Taking typical daily annoyances such as a long wait at the doctor’s office or a traffic jam on the freeway in stride may help preserve brain health in older adults, while emotional reactions could contribute to declines in cognition, a new study from Oregon State University has found.
“These results confirm that people’s daily emotions and how they respond to their stressors play an important role in cognitive health,” says Robert Stawski, an associate professor in OSU’s College of Public Health and Human Sciences and the study’s lead author. “It’s not the stressor itself that contributes to mental declines but how a person responds that affects the brain.”
The findings contribute to a growing body of research that focused on daily stress as a risk factor for compromised mental, physical and cognitive health. The findings have vital real-world applications, given that the world’s fastest growing age group is adults 80 and over, says Robert, who studies how stressful experiences influence health, well-being and cognition.
Brain health and cognition are important as we age. They contribute to one’s ability to function in day-to-day life and can reflect diseases including dementia and Alzheimer’s.
The findings were recently published online in Psychosomatic Medicine, the journal of American Psychosomatic Society. Co-authors include Oregon State students Eric Cerino and Dakota Witzel, and Stuart W.S. MacDonald of the University of Victoria.
For the study, researchers followed 111 older adults, ranging in age from 65 to 95, for 2½ years. Every six months, they participated in a series of cognitive assessments for six days over a two-week period.
During the assessments, participants looked at a series of two strings of numbers and were asked whether the same numbers appeared in the two strings, regardless of order. Past studies have linked fluctuations in how quickly people can do this exercise with decreased mental focus, cognitive aging and risk for dementia as well as structural and functional brain changes that reflect poor cognitive health. Each participant completed the numbers exercises for up to 30 sessions over the 2½-year period.
The participants also were asked about stressors experienced that day by themselves, a family member or a close friend; rated how they felt right at that moment, choosing from an array of positive and negative emotions and a range of intensity; and filled out a checklist of physical symptoms.
In the overall comparison, those who responded to stressful events with more negative emotions and reported a more dour mood in general showed greater fluctuations in their performance, which suggests worse mental focus and cognitive health among the more strongly negative and reactive people.
But by following each person over time, the scientists also could track what happened on an individual basis, and striking age differences emerged.

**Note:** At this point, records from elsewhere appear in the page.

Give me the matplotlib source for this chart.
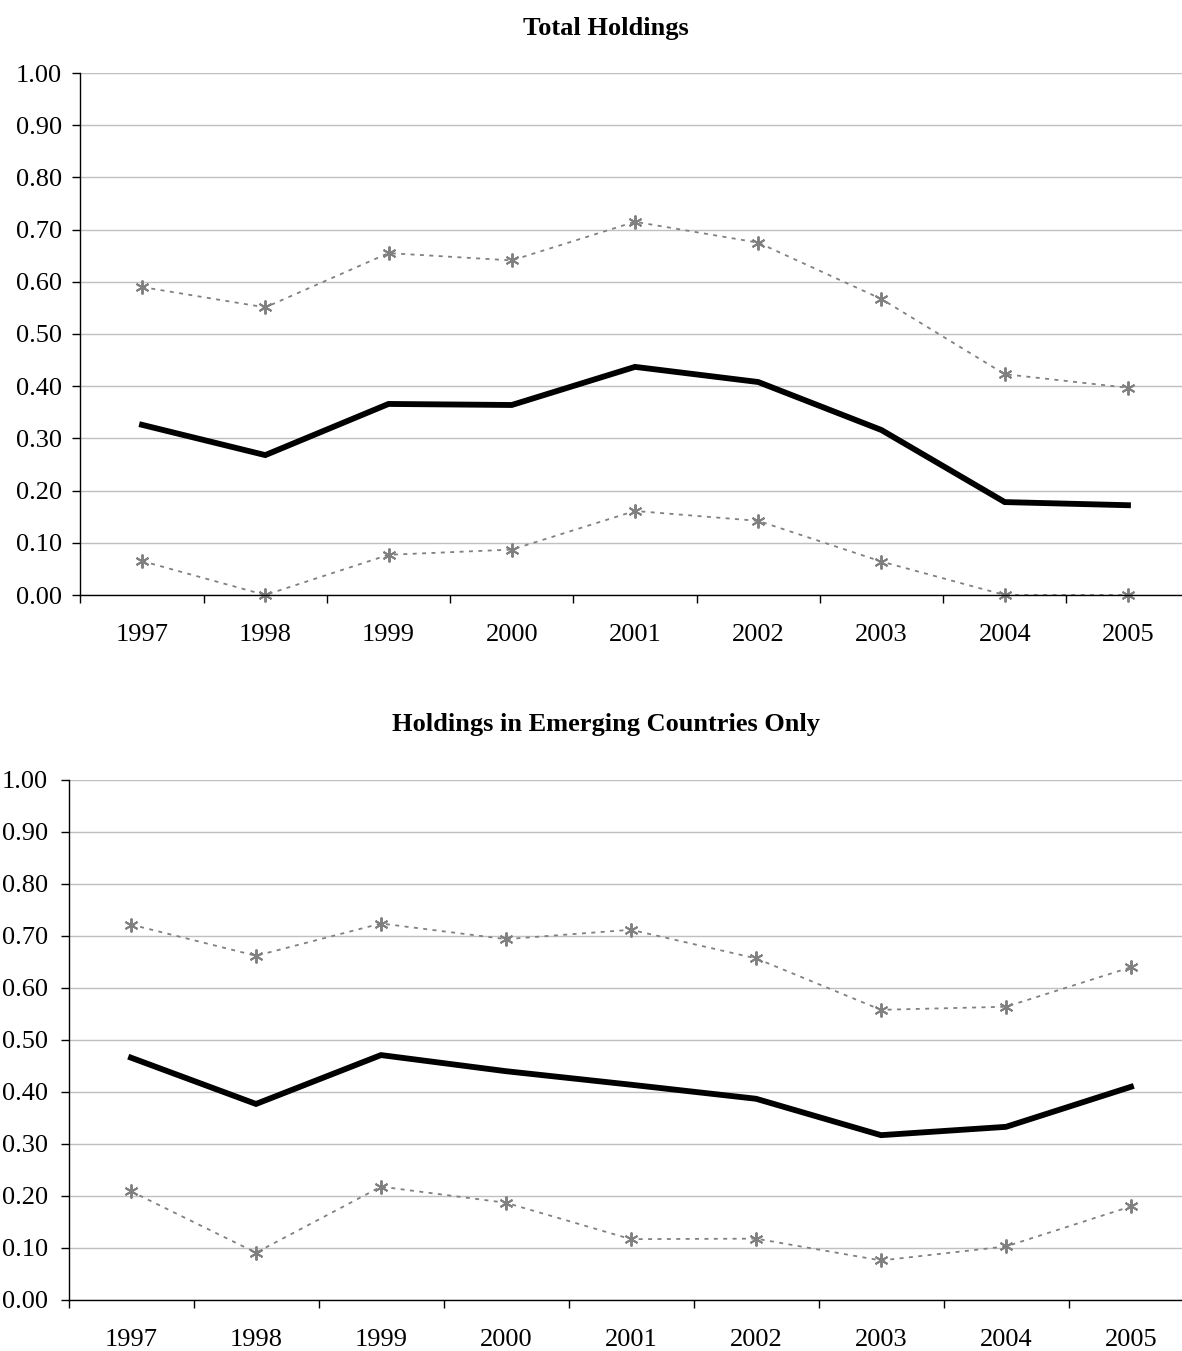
import matplotlib
matplotlib.use("Agg")
import matplotlib.pyplot as plt
import numpy as np

years = ["1997", "1998", "1999", "2000", "2001", "2002", "2003", "2004", "2005"]

total_upper = [0.590, 0.551, 0.655, 0.641, 0.715, 0.675, 0.567, 0.423, 0.397]
total_mid = [0.326, 0.268, 0.366, 0.364, 0.437, 0.408, 0.316, 0.178, 0.172]
total_lower = [0.065, 0.000, 0.077, 0.087, 0.161, 0.142, 0.064, 0.000, 0.000]

emerg_upper = [0.722, 0.662, 0.724, 0.694, 0.712, 0.657, 0.558, 0.564, 0.640]
emerg_mid = [0.466, 0.377, 0.471, 0.440, 0.414, 0.387, 0.317, 0.333, 0.410]
emerg_lower = [0.209, 0.091, 0.218, 0.187, 0.117, 0.118, 0.076, 0.103, 0.180]

titles = ["Total Holdings", "Holdings in Emerging Countries Only"]

plt.rcParams['font.family'] = ['Liberation Serif', 'DejaVu Serif']

W, H = 1182, 1351
fig = plt.figure(figsize=(W / 100, H / 100), dpi=100)

# axes boxes in pixels: left, right, top(1.0), bottom(0.0)
boxes = [(80.4, 1189.6, 73, 595), (68.5, 1193.5, 780, 1300)]
ypads = [7.5, 9]
title_y = [28, 724]
datasets = [(total_upper, total_mid, total_lower), (emerg_upper, emerg_mid, emerg_lower)]

x = np.arange(len(years))
for (l, r, t, b), yp, ty, (up, mid, lo), title in zip(boxes, ypads, title_y, datasets, titles):
    ax = fig.add_axes([l / W, 1 - b / H, (r - l) / W, (b - t) / H])
    ax.set_xlim(-0.5, len(years) - 0.5)
    ax.set_ylim(0, 1.0)
    ax.set_yticks(np.arange(0, 1.01, 0.1))
    ax.set_yticklabels([f"{v:.2f}" for v in np.arange(0, 1.01, 0.1)])
    ax.yaxis.grid(True, color='#c0c0c0', linewidth=1.0)
    ax.set_axisbelow(True)
    ax.set_xticks(np.arange(-0.5, len(years) - 0.4, 1.0))
    ax.set_xticklabels([])
    ax.set_xticks(x, minor=True)
    ax.set_xticklabels(years, minor=True)
    ax.tick_params(axis='x', which='major', direction='out', length=6, width=1, color='black')
    ax.tick_params(axis='x', which='minor', length=0, pad=21, labelsize=19)
    ax.tick_params(axis='y', direction='out', length=6, width=1, pad=yp, labelsize=19)
    for s in ['top', 'right']:
        ax.spines[s].set_visible(False)
    for s in ['left', 'bottom']:
        ax.spines[s].set_linewidth(1.0)
        ax.spines[s].set_color('black')
    for series in (up, lo):
        ax.plot(x, series, color='#808080', linestyle=(0, (2.2, 3)), linewidth=1.3,
                marker=(6, 2, 0), markersize=10, markeredgewidth=1.4, clip_on=False)
    ax.plot(x, mid, color='black', linewidth=4.2, solid_joinstyle='miter', clip_on=False)
    fig.text(606 / W, 1 - ty / H, title, ha='center', va='center', fontsize=19, fontweight='bold')

fig.savefig("out.png", dpi=100)
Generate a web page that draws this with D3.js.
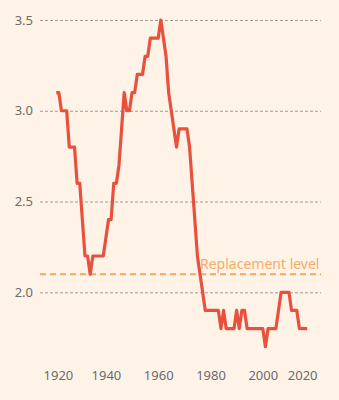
<!DOCTYPE html>
<html>
<head>
<meta charset="utf-8">
<script src="https://cdn.jsdelivr.net/npm/d3@7"></script>
<style>
  html, body { margin: 0; padding: 0; background: #FFF3E8; }
  svg { display: block; }
  .tick text { font-family: "Noto Sans", sans-serif; font-size: 13px; fill: #6b6b6b; }
</style>
</head>
<body>
<svg id="chart" width="339" height="400"></svg>
<script>
// Total fertility rate, births per woman, 1921-2017
const startYear = 1921;
const rates1920s = [3.1, 3.1, 3.0, 3.0, 3.0, 2.8, 2.8, 2.8, 2.6];           // 1921-1929
const rates1930s = [2.6, 2.4, 2.2, 2.2, 2.1, 2.2, 2.2, 2.2, 2.2, 2.2];      // 1930-1939
const rates1940s = [2.3, 2.4, 2.4, 2.6, 2.6, 2.7, 2.9, 3.1, 3.0, 3.0];      // 1940-1949
const rates1950s = [3.1, 3.1, 3.2, 3.2, 3.2, 3.3, 3.3, 3.4, 3.4, 3.4];      // 1950-1959
const rates1960s = [3.4, 3.5, 3.4, 3.3, 3.1, 3.0, 2.9, 2.8, 2.9, 2.9];      // 1960-1969
const rates1970s = [2.9, 2.9, 2.8, 2.6, 2.4, 2.2, 2.1, 2.0, 1.9, 1.9];      // 1970-1979
const rates1980s = [1.9, 1.9, 1.9, 1.9, 1.8, 1.9, 1.8, 1.8, 1.8, 1.8];      // 1980-1989
const rates1990s = [1.9, 1.8, 1.9, 1.9, 1.8, 1.8, 1.8, 1.8, 1.8, 1.8];      // 1990-1999
const rates2000s = [1.8, 1.7, 1.8, 1.8, 1.8, 1.8, 1.9, 2.0, 2.0, 2.0];      // 2000-2009
const rates2010s = [2.0, 1.9, 1.9, 1.9, 1.8, 1.8, 1.8, 1.8];                // 2010-2017

const replacementLevel = 2.1;
const replacementLabel = "Replacement level";
const yTicks = [2.0, 2.5, 3.0, 3.5];
const xTicks = [1920, 1940, 1960, 1980, 2000, 2020];

const rates = [].concat(rates1920s, rates1930s, rates1940s, rates1950s,
  rates1960s, rates1970s, rates1980s, rates1990s, rates2000s, rates2010s);
const series = rates.map((v, i) => ({ year: startYear + i, value: v }));

const svg = d3.select("#chart");

const plotLeft = 40, plotRight = 321;
const x = d3.scaleLinear().domain([1920, 2020]).range([53.6, 315.1]);
const y = d3.scaleLinear().domain([2.0, 3.5]).range([292.3, 20]);

// Horizontal gridlines with value labels on the left
const yAxis = svg.append("g")
  .attr("transform", `translate(${plotLeft},0)`)
  .call(d3.axisLeft(y).tickValues(yTicks).tickFormat(d3.format(".1f"))
    .tickSize(-(plotRight - plotLeft)).tickPadding(7));
yAxis.select(".domain").remove();
yAxis.selectAll(".tick line")
  .attr("stroke", "#a29c96")
  .attr("stroke-width", 1)
  .attr("stroke-dasharray", "3,2");

// Year labels along the bottom; edge labels are kept inside the plot width
const xAxis = svg.append("g")
  .attr("transform", "translate(0,366)")
  .call(d3.axisBottom(x).tickValues(xTicks).tickFormat(d3.format("d")).tickSize(0).tickPadding(0));
xAxis.select(".domain").remove();
xAxis.selectAll(".tick text").attr("dy", "1.05em");
xAxis.selectAll(".tick").filter(d => d === xTicks[0])
  .select("text").attr("text-anchor", "start").attr("x", 43 - x(xTicks[0]));
xAxis.selectAll(".tick").filter(d => d === xTicks[xTicks.length - 1])
  .select("text").attr("text-anchor", "end").attr("x", 317 - x(xTicks[xTicks.length - 1]));

// Replacement level reference line
svg.append("line")
  .attr("x1", plotLeft).attr("x2", plotRight)
  .attr("y1", y(replacementLevel)).attr("y2", y(replacementLevel))
  .attr("stroke", "#F4A862")
  .attr("stroke-width", 2)
  .attr("stroke-dasharray", "6,4");

svg.append("text")
  .attr("x", 200)
  .attr("y", y(replacementLevel) - 5)
  .attr("font-family", "Noto Sans, sans-serif")
  .attr("font-size", 14)
  .attr("fill", "#F3AC68")
  .text(replacementLabel);

// Fertility rate line
const line = d3.line().x(d => x(d.year)).y(d => y(d.value));
svg.append("path")
  .datum(series)
  .attr("fill", "none")
  .attr("stroke", "#E8513D")
  .attr("stroke-width", 3.2)
  .attr("stroke-linejoin", "round")
  .attr("d", line);
</script>
</body>
</html>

For the oldest participants — late 70s to mid-90s — being more reactive to stressors than usual also contributed to worse cognitive performance.
In contrast, people in their late 60s to mid-70s actually did better on the test if they reported more stressors.
“These relatively younger participants may have a more active lifestyle to begin with, more social and professional engagement, which could sharpen their mental functioning,” Robert says.
Older adults should be aware of their emotional reactions to stressful events and explore stress-lowering strategies, if needed, to preserve brain health and cognitive function, he says.
The research was supported by the National Institute on Aging at the National Institutes of Health, the Natural Sciences and Engineering Research Council of Canada, and the Michael Smith Foundation for Health Research.